Este enunciado é pouco informativo e marcado subjectivamente.
O termo técnico engenharia financeira significa: aplicação de instrumentos financeiros na estruturação de soluções para problemas económicos. Na notícia da Antena 1, a expressão engenharia financeira refere-se à venda das dívidas do Fisco e da Segurança Social. Quantos ouvintes conhecerão esta expressão?
Para além disso, ela é usada no plural. Porquê o plural se a operação foi só uma? É fácil encontrar exemplos em que o plural altera o sentido das palavras, com acréscimo de valor pejorativo: «Ele tem visão» — «Ele tem visões»; «Há interesse nisso» — «Há interesses nisso». Assim, no plural, o termo engenharias deixa de estar circunscrito a uma área de especialidade e passa a ser simplesmente um nome derivado do verbo engenhar, ou seja, urdir, tramar. Qualquer outro termo, no singular, apresentaria neutralmente o facto: operação, solução, expediente…

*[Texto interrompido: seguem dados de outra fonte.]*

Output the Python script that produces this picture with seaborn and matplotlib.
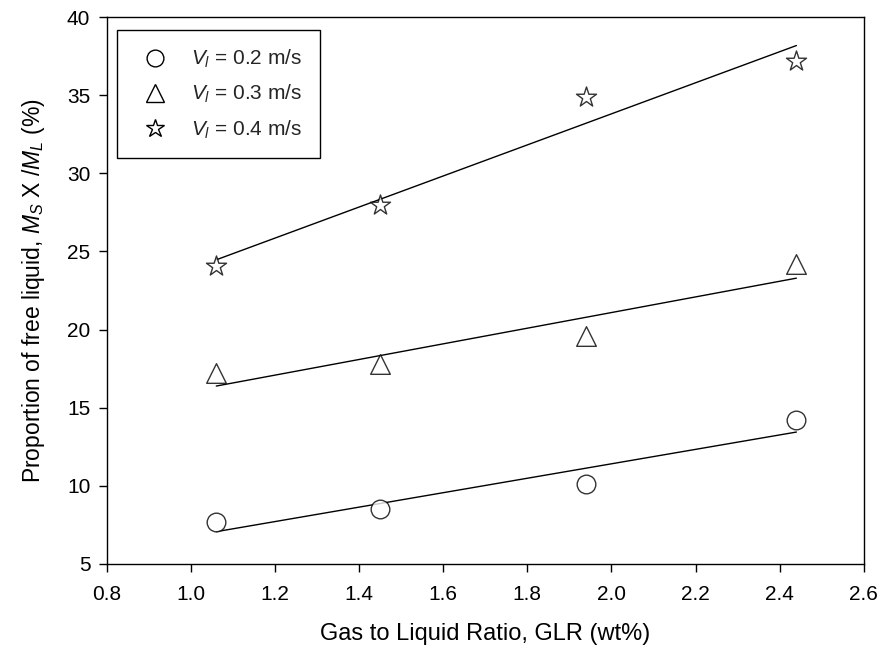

Outro problema deste enunciado está no uso do pronome tudo. Esta palavra tem normalmente a função textual de articular uma sequência enumerativa com uma conclusão. Pode também assinalar que o locutor avalia como excessiva a situação descrita. Dado que, no enunciado da Antena 1, não há nenhuma enumeração, sobra a segunda leitura: o jornalista ajuíza a acção de rever o défice (situação hipotética) e dá-a como excessiva e complexa.
Clareza e neutralidade: duas regras de redacção jornalística abalroadas numa só frase.